__Available data__
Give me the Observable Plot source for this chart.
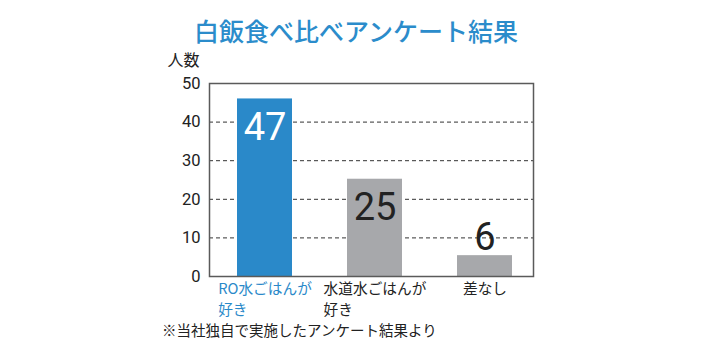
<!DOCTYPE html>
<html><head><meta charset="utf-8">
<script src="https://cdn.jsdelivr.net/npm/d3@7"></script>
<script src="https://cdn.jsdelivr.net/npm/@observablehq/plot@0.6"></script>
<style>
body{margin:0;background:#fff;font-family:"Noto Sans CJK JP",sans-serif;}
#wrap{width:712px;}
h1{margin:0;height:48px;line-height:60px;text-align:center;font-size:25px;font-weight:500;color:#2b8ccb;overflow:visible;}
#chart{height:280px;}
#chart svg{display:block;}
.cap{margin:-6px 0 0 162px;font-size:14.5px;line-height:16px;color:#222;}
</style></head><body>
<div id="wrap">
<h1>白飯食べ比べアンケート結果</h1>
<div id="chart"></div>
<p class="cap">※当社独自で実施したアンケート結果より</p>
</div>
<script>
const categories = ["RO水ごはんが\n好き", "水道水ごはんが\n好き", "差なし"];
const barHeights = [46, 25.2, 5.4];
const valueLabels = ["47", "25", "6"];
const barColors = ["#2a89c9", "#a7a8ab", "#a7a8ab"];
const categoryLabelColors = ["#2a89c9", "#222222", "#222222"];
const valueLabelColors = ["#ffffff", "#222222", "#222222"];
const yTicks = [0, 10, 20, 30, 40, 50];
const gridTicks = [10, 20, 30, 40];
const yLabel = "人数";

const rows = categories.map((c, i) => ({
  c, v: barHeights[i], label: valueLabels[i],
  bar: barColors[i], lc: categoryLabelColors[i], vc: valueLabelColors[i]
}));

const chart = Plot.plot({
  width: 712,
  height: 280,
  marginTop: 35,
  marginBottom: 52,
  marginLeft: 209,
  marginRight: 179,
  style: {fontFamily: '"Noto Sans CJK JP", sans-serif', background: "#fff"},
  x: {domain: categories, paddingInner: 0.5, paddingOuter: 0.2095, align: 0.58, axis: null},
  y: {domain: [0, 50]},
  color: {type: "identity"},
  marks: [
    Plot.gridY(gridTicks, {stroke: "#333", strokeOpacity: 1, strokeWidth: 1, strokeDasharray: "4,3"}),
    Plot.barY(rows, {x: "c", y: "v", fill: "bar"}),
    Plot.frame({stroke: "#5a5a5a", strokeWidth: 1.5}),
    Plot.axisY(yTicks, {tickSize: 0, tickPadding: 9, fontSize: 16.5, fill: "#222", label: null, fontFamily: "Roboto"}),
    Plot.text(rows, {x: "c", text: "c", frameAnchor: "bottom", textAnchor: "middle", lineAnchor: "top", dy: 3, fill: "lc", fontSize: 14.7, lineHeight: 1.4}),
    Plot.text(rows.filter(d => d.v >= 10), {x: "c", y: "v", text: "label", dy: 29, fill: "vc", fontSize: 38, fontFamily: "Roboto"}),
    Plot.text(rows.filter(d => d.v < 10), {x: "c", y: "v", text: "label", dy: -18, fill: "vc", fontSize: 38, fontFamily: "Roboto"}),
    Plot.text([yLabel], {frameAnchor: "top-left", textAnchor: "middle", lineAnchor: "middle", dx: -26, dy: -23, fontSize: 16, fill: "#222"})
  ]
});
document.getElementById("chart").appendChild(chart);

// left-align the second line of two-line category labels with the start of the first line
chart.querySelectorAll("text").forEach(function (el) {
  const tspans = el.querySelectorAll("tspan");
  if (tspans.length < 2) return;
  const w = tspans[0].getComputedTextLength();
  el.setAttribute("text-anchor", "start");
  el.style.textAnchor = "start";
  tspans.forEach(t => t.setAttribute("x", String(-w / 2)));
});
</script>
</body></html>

__Work to be completed__
Look through the data and show every line containing "chart".

__Task solution__
Give me the Observable Plot source for this chart.
#chart{height:280px;}
#chart svg{display:block;}
<div id="chart"></div>
const chart = Plot.plot({
document.getElementById("chart").appendChild(chart);
chart.querySelectorAll("text").forEach(function (el) {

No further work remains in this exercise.